**Given entries:**
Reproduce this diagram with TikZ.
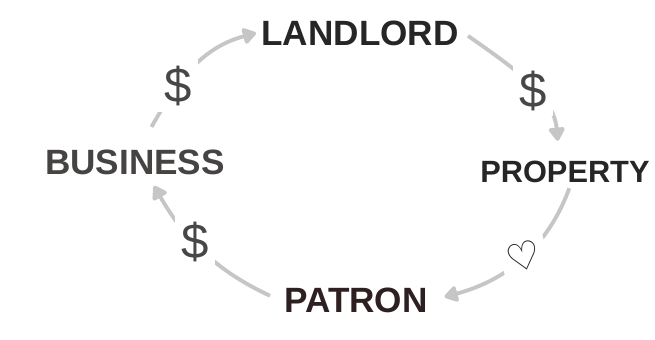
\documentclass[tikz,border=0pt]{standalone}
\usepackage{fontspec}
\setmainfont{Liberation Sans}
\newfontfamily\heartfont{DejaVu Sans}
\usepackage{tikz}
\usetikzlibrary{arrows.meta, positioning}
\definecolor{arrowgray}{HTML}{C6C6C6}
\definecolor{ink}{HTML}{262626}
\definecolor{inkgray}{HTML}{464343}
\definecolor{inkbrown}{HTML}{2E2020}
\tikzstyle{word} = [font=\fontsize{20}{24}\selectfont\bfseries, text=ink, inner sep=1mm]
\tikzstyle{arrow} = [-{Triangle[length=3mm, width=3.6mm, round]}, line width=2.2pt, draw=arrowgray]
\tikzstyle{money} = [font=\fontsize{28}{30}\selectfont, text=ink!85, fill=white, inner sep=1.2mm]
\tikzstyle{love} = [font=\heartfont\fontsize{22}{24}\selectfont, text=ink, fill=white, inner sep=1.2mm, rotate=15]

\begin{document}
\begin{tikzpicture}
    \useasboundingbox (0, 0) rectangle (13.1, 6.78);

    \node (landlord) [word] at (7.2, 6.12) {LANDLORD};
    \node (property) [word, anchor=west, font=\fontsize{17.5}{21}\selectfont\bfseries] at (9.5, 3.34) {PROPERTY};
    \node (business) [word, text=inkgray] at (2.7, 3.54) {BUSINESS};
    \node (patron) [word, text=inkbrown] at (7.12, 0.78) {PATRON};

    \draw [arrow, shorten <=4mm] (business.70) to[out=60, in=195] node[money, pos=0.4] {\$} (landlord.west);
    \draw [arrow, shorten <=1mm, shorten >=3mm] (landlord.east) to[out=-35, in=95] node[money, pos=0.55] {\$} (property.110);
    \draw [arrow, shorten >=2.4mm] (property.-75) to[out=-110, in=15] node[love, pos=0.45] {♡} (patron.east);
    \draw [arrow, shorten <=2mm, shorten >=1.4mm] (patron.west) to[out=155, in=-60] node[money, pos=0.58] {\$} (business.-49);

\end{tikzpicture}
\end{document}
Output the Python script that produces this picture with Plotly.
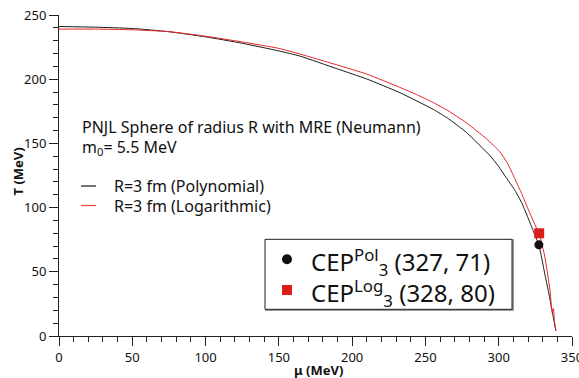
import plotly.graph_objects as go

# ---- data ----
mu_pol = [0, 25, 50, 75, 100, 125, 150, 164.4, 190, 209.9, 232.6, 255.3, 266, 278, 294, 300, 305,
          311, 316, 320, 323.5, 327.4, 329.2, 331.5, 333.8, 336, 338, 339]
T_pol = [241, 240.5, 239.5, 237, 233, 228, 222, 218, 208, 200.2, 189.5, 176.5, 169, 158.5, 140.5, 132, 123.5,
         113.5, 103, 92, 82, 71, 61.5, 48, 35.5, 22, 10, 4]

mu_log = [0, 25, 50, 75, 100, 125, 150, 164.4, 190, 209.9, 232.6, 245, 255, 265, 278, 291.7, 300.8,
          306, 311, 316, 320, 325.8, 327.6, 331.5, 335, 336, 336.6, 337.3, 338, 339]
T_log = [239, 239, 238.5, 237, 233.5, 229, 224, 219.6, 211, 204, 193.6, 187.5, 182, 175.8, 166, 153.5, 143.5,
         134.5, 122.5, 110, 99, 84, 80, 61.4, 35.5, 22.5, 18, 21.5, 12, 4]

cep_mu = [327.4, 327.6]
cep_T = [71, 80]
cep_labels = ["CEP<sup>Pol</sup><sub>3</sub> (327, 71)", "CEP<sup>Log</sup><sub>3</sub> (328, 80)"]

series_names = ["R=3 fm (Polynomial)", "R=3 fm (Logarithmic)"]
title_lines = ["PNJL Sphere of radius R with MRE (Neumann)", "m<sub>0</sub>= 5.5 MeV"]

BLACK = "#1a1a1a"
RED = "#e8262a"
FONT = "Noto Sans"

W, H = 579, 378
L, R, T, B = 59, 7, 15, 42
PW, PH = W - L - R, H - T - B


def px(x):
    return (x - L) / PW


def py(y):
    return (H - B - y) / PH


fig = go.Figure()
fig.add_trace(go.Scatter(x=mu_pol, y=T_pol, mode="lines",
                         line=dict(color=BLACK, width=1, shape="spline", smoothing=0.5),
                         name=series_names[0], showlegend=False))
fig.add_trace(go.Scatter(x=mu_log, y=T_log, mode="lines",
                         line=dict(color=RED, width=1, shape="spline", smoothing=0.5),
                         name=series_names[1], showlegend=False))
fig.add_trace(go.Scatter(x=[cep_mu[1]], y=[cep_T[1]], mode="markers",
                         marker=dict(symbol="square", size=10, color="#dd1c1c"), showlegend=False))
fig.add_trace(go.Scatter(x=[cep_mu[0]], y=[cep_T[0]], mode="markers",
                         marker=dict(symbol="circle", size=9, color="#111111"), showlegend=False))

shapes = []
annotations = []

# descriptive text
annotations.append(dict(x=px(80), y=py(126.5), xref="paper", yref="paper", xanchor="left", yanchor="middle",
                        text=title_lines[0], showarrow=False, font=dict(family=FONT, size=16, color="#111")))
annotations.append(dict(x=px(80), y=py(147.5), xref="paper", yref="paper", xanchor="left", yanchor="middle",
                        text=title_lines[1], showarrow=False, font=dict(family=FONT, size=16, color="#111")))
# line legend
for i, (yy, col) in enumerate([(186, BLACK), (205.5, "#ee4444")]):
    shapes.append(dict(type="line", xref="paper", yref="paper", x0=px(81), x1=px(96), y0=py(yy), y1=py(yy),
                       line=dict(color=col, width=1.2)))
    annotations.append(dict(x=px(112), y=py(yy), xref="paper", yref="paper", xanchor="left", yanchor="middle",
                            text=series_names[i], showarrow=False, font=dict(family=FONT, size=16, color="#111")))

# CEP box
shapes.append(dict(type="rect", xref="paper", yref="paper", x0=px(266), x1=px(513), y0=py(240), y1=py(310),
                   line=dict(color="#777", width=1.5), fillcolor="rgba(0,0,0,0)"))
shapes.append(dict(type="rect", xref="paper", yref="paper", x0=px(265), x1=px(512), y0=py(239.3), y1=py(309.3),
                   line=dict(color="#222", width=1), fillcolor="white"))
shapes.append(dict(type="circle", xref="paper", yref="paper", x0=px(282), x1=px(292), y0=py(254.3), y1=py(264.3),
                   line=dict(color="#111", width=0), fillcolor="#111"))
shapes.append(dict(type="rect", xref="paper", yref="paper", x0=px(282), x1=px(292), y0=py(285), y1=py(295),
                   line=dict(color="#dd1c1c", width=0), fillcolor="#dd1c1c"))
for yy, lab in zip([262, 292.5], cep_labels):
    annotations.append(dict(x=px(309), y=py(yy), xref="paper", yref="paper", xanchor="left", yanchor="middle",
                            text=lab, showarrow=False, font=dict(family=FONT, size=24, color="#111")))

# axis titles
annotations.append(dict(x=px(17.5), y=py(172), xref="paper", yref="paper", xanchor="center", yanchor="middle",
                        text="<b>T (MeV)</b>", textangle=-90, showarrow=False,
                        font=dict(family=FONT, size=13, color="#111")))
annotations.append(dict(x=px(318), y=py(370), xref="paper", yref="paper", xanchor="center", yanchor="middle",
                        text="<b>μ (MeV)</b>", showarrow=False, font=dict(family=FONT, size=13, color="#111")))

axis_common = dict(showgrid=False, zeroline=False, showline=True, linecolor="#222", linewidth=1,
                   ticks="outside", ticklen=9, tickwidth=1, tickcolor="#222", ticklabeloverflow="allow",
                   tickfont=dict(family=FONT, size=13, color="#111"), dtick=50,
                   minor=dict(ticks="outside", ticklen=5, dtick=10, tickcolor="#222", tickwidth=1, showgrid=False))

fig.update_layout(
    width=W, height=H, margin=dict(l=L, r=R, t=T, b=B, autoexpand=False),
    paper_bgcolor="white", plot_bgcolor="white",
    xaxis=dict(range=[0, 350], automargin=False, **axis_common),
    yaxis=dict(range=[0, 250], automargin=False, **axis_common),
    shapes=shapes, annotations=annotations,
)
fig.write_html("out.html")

**Problem requirements:** Up in the listing, locate the line with "Output the Python"; print it and every line after it down to the line with "21.5, 12, 4]", which is included too. Skip the pictures.

**Result for this task:**
Output the Python script that produces this picture with Plotly.
import plotly.graph_objects as go

# ---- data ----
mu_pol = [0, 25, 50, 75, 100, 125, 150, 164.4, 190, 209.9, 232.6, 255.3, 266, 278, 294, 300, 305,
          311, 316, 320, 323.5, 327.4, 329.2, 331.5, 333.8, 336, 338, 339]
T_pol = [241, 240.5, 239.5, 237, 233, 228, 222, 218, 208, 200.2, 189.5, 176.5, 169, 158.5, 140.5, 132, 123.5,
         113.5, 103, 92, 82, 71, 61.5, 48, 35.5, 22, 10, 4]

mu_log = [0, 25, 50, 75, 100, 125, 150, 164.4, 190, 209.9, 232.6, 245, 255, 265, 278, 291.7, 300.8,
          306, 311, 316, 320, 325.8, 327.6, 331.5, 335, 336, 336.6, 337.3, 338, 339]
T_log = [239, 239, 238.5, 237, 233.5, 229, 224, 219.6, 211, 204, 193.6, 187.5, 182, 175.8, 166, 153.5, 143.5,
         134.5, 122.5, 110, 99, 84, 80, 61.4, 35.5, 22.5, 18, 21.5, 12, 4]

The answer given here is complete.